Speaking of justification, the Batmobile – focus of so much ire – is fully justified and does not feel out of place in this game. Rocksteady has built in reason after reason for this mobile’s existence, and none of them feel out of place either. The tank encounters, while not feeling as engaging as Batman’s combat, seem to do well enough to leave you a sense of mobility while splitting your focus with a lot of hazards at once. Car chases feel harrowing as you have to anticipate the next turn or improvise a shortcut to get back on track, and only a few times did the Batmobile feel too large for the given area during certain Riddler puzzles.
The Batmobile, it should be said, is given a lot of screen time here as you’re going up against tanks and other mechanized drones. Non-lethal rounds switch seamlessly when the cursor nears a human opponent and running thugs are electrocuted when contact is made to the Batmobile, even when travelling at top speed. Overall, this is the night when everything is on full display for Batman and the Batmobile, like it or not, is a large chunk of his patrolling and neutralizing arsenal, just like the Batwing or any of Bruce’s other devices.
The Dark Knight himself controls as well as ever with some added, and subtracted, elements making this feel like the best iteration of the thug-pounding system. Fear takedowns can clear rooms with sudden, devastating moves and even the playing field against gunned militia, giving the player an almost euphoric feeling when accomplished. Fewer interrupted moves and tuned-up A.I. makes for more flow and less half-finished finishing moves, which is countered by some enemies requiring new, or multiple, approaches to effectively take out. Anyone that cracked a smile while punching through crowds of enemies in previous Arkham games will probably feel at home here as well.
Music feels like an underplayed aspect this time around with tracks taking an ambient roll usually, but the few that kick in during action and in-engine cutscenes bring the mood to the proper frequency. Sound often plays a role in finding side missions and gaining insight into what Gothamites are mulling over at the time, which is a bit superfluous but fun nonetheless.
What issues there are with Batman: Arkham Knight range anywhere from completely nick-picky, such as the map cursor and map being almost exactly the same shade of white, to questionable decisions. The Arkham Knight himself is an issue and is probably the only real one to be had with the story besides the locked-off ending to a much lower degree. Without spoiling absolutely anything, his presence simply doesn’t add up. While this doesn’t ruin the experience, there is enough of a detraction to be noticeable as opposed to the other quibbles found within Gotham’s borders.

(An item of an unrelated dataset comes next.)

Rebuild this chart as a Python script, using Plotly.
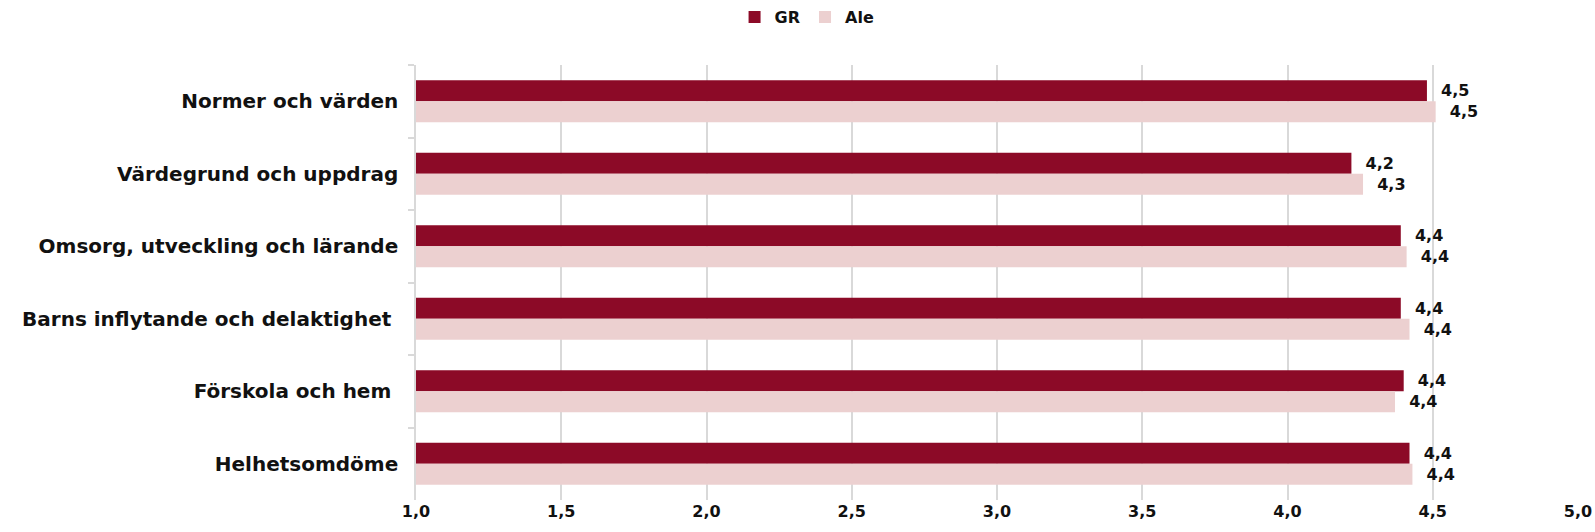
import plotly.graph_objects as go

categories = [
    "Normer och värden",
    "Värdegrund och uppdrag",
    "Omsorg, utveckling och lärande",
    "Barns inflytande och delaktighet\u00a0",
    "Förskola och hem\u00a0",
    "Helhetsomdöme",
]
gr_values = [4.48, 4.22, 4.39, 4.39, 4.40, 4.42]
ale_values = [4.51, 4.26, 4.41, 4.42, 4.37, 4.43]
x_ticks = [1.0, 1.5, 2.0, 2.5, 3.0, 3.5, 4.0, 4.5, 5.0]

FONT = "DejaVu Sans"
GR_COLOR = "#8C0A27"
ALE_COLOR = "#ECD0D0"
TXT = "#111111"

fig = go.Figure()
for name, vals, col in [("GR", gr_values, GR_COLOR), ("Ale", ale_values, ALE_COLOR)]:
    fig.add_trace(go.Bar(
        name=name, y=categories, x=vals, orientation="h",
        marker=dict(color=col, line=dict(width=0)),
        texttemplate="  %{x:.1f}", textposition="outside", cliponaxis=False,
        textfont=dict(family=FONT, size=16, color=TXT, weight="bold"),
    ))

fig.update_layout(
    width=1595, height=532,
    margin=dict(l=416, r=17, t=65, b=32, autoexpand=False),
    paper_bgcolor="white", plot_bgcolor="white",
    barmode="group", bargap=0.42, bargroupgap=0,
    separators=", ",
    font=dict(family=FONT, size=16, color=TXT, weight="bold"),
    legend=dict(
        orientation="h", x=0.506, xanchor="center", xref="container",
        y=1 - 17 / 532, yref="container", yanchor="middle",
        font=dict(family=FONT, size=16, color=TXT, weight="bold"),
        itemwidth=30, traceorder="normal", tracegroupgap=0,
    ),
    xaxis=dict(
        range=[1.0, 5.0], tickvals=x_ticks, tickformat=".1f", automargin=False,
        showgrid=True, gridcolor="#D9D9D9", gridwidth=1.5,
        zeroline=False, showline=False, ticks="",
        tickfont=dict(family=FONT, size=16, color=TXT, weight="bold"),
    ),
    yaxis=dict(
        autorange="reversed", automargin=False,
        showline=True, linecolor="#D9D9D9", linewidth=1.5,
        ticks="outside", tickson="boundaries", ticklen=6, tickcolor="#D9D9D9",
        tickwidth=1.5, showgrid=False, ticklabelstandoff=12,
        tickfont=dict(family=FONT, size=20, color=TXT, weight="bold"),
    ),
)

fig.write_html(
    "out.html",
    config={"displayModeBar": False},
    post_script="document.body.style.margin='0';document.body.style.overflow='hidden';",
)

There feels like a lot of game here with just as many untracked environmental nods to fans and observant players as side quests and story content, but none of it feels like a consolation prize. Rocksteady has brought out everything that is Batman in their closing Arkham chapter with a fearless approach that doesn’t last for a story beat or two but endures throughout the entire experience. The player is given every opportunity to feel as Batman feels: not just busied by the screams of the night, but genuinely haunted by these streets he can’t help but protect. In this fearless approach, Arkham Knight gives you the chance to fear losing everything while playing one of the best games to release this console generation as one of the best characters of all time.